S (Scripture): Daniel 6:14 When the king heard this, he was very upset and began thinking about how he might rescue Daniel. Until late afternoon he was struggling to find a way to rescue him. 15 Then those men came by collusion to the king and said to him, “Recall, O king, that it is a law of the Medes and Persians that no edict or decree that the king issues can be changed.” 16 So the king gave the order, and Daniel was brought and thrown into a den of lions. The king consoled Daniel by saying, “Your God whom you continually serve will rescue you!” 17 Then a stone was brought and placed over the opening to the den. The king sealed it with his signet ring and with those of his nobles so that nothing could be changed with regard to Daniel. 18 Then the king departed to his palace. But he spent the night without eating, and no diversions were brought to him. He was unable to sleep.
O (Observation): What King Darius had heard was the Daniel was caught praying to the God of Abraham, Isaac, and Jacob, and NOT Darius.
These other wise men mentioned in the text were advisors to King Darius, much like Daniel himself. And because of the gift of insight that God shares with Daniel, the others are jealous. So they collude to setup Daniel. These other advisors convinced King Darius to make an interdict to prohibit prayer or worship to any God or person, except to King Darius alone.
Daniel is caught praying, and King Darius is caught in a pickle. He can’t go back on his interdict – what becomes law must stay law. But he also respects Daniel.
The result: Daniel is thrown in the lion’s den, and King Darius is upset with himself.
A (Application): Ever felt coerced by others? Jesus got this type of coercion all the time, but was able to see through it…able to shift focus of conversations towards what God desires and what God calls him / us to do.

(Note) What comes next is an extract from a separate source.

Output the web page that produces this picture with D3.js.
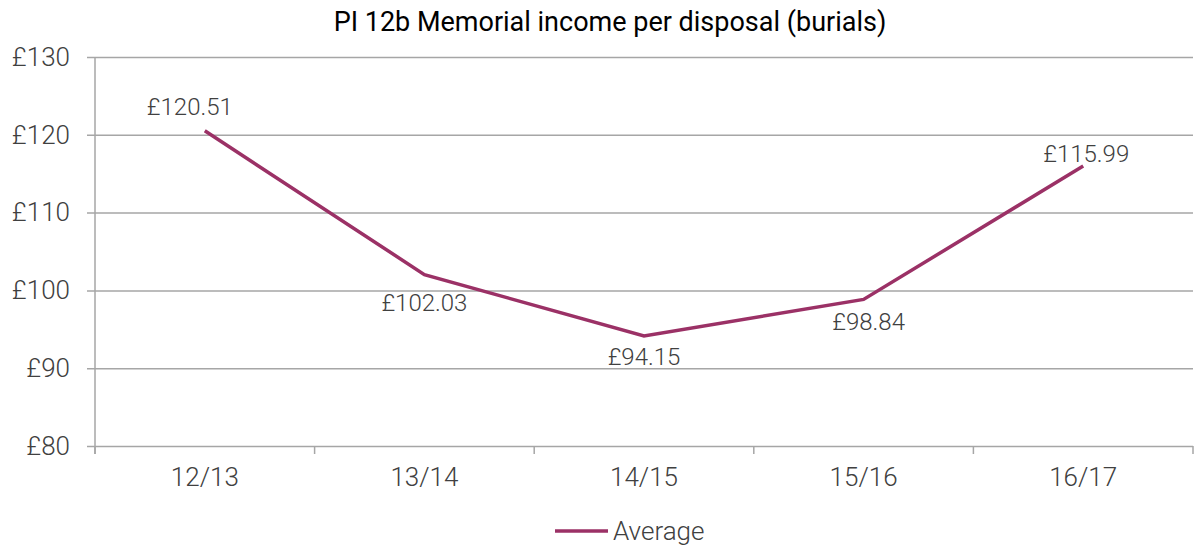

The political upheaval in this country is palpable. I know plenty of liberal/progressive friends and plenty of conservative friends. Both can be pretty outspoken.
We are all torn by politics as well as compassion.
I recently attended an event at the Islamic Center of Murfreesboro, just days after the Paris and Beirut attacks. The event was scheduled for months in advance, and the topic: The Policital Ideal. How poignant a topic.
We heard from the Muslim, Jewish, and Christian perspectives. Suffice it to say that the conversation was collegial and bridge-building in its nature. Disagreements stand, but so do friendships.
I hope that none of us becomes so afraid as to let stand the bigotry that exists between our varied cultures in America. We are indeed a melting pot.
Those of us who are part of the body of Christ are called to be compassionate and caring. We are called to care for the widowed and orphan, the naked and thirsty.
We don’t need to be mindless about welcoming refugees and rooting out evil, but we also don’t need to be coerced into shutting people out who seek refuge from terrorism.
Let us be diligent in our security, but let us not allow political power to stand in the way of charity and compassion.
What are your thoughts about these attacks or the political pressures you see in America?
P (Prayer): Lord, we lean solely on you for wisdom, and endurance, and grace. Help us through these difficult times, and remind us that you’ve seen us through already, in the death and resurrection of our Lord and Savior, Jesus Christ. Amen.